Leio surpreso que os executivos da Vale contam com um seguro reputação. É um seguro para proteger os bens dos executivos de atos e decisões no exercício das suas funções. E não é pequeno: US$ 150 milhões! E talvez eles precisarão mesmo lançar mão de tal seguro. Mas e a reputação da empresa? Esta não há seguro que dê jeito fácil.

Como justificar minimamente um novo desastre depois da comoção de Mariana? Este agora, de Brumadinho, é ainda mais impactante, por ter provocado um grande número de mortes, além do desastre ambiental. Como cuidar da imagem de uma empresa submetida a um impacto desses?

Ninguém nega a excelência da empresa no seu setor, uma das maiores do mundo, a terceira empresa brasileira. Mas o povo faz um linchamento moral. Totalmente justificável! Embora, de cabeça fria, seja difícil acreditar que houve enganação deliberada. Eles não seriam loucos de negligenciar. Não depois do desastre de Mariana.

Segundo informações de bastidores, o próprio presidente se autointitulava “Mariana nunca mais”. Mas aconteceu. A empresa não escapará de um prejuízo enorme, financeiro e moral.

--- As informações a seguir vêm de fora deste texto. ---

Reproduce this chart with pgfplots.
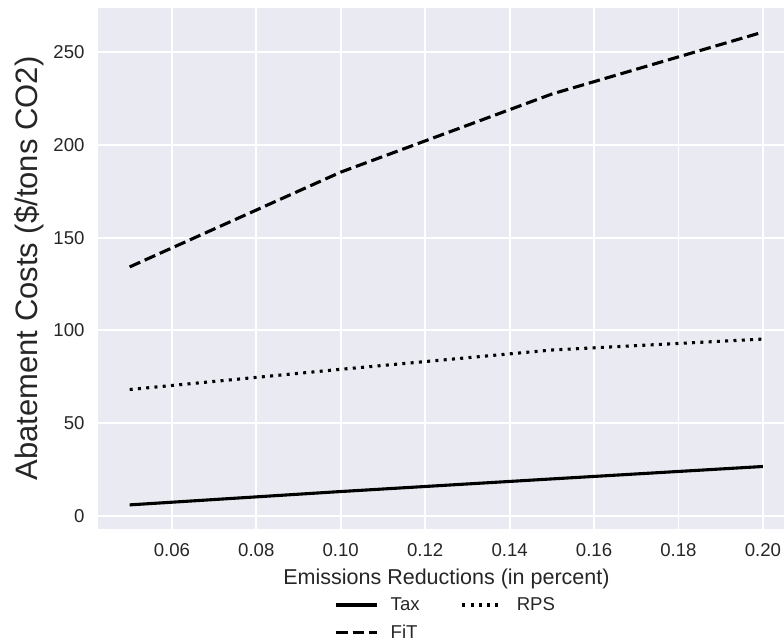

Leio também que um publicitário de peso foi contatado para trabalhar a imagem da Vale nessa crise. Conseguirá?

A empresa está fazendo tudo como deve ser. Expôs seu presidente, que deu sua cara para bater, bem no calor do desastre. Tem praticado ações paliativas cabíveis, ajudando financeiramente as famílias de vítimas e cedendo recursos de grande monta para a cidade de Brumadinho, até que se julguem sanções mais contundentes. E tem comunicado essas ações de forma correta.

Antes de continuar, quero deixar claro que não minimizo – nem um pouco – a culpa da empresa. O que estou tentando fazer aqui, neste texto, é uma análise fria de gestão de reputação perante fatos dessa magnitude.

Qualquer peça de comunicação dessa empresa será objeto de – no mínimo – um julgamento rigoroso de quem é submetido a ela. Como trabalhar nesse clima de crise? É coisa pra especialistas. Lembro-me bem do derramamento de óleo de um navio da Exxon (o texto a seguir foi baseado em matéria de O Globo). Num dos maiores acidentes ambientais da história, um vazamento de 36 mil toneladas de petróleo poluiu 1.800 km de praias, matando animais e provocando comoção mundial.

Bombardeada pelos ecologistas e pressionada pela opinião pública mundial – comovida com as imagens de pássaros, lontras e baleias mortos no meio do óleo – a Exxon mobilizou um exército de 11 mil homens para a inédita operação de limpeza.

Equipou-os com 1.400 barcos, 85 aviões e recursos como bombas de sucção e bactérias devoradoras de petróleo. Biólogos limpavam as penas de pássaro por pássaro, lontras eram alimentadas com lagostas frescas, cada pedra de cada praia era meticulosamente lavada e esfregada.

O trabalho levou seis meses e custou US$ 1 bilhão. Isso em 1989! 30 anos atrás! De lá para cá, a empresa se fundiu com a Mobil, criando o ExxonMobil, um dos maiores grupos do mundo, continuando sua operação lucrativa. No momento em que escrevo este artigo, vejo que as ações da Vale até subiram um pouco, depois de uma queda de mais de 20%. O prejuízo financeiro será enorme, mas a empresa tem porte e saúde financeira para suportar e sobreviver.

Mas o que nos resta analisar é com que reputação a empresa sairá desse evento terrível. A tal Geração Z é formada por pessoas muito mais críticas com a atitude das empresas. Esses jovens escolhem criteriosamente os produtos que vão consumir ou as empresas em que trabalharão, tendo como base a sua reputação e autenticidade.

Por muito menos, empresas são preteridas, no momento de escolha desse público. Daí a minha preocupação com o desenlace desse fato que será lembrado para sempre como uma das maiores tragédias brasileiras.

A nós, só nos resta cobrar uma mobilização exemplar para minimizar a dor dos que perderam seus entes e o impacto ambiental decorrente dessa tragédia. E, como profissionais de comunicação, acompanhar a estratégia de resgate de imagem da megaempresa.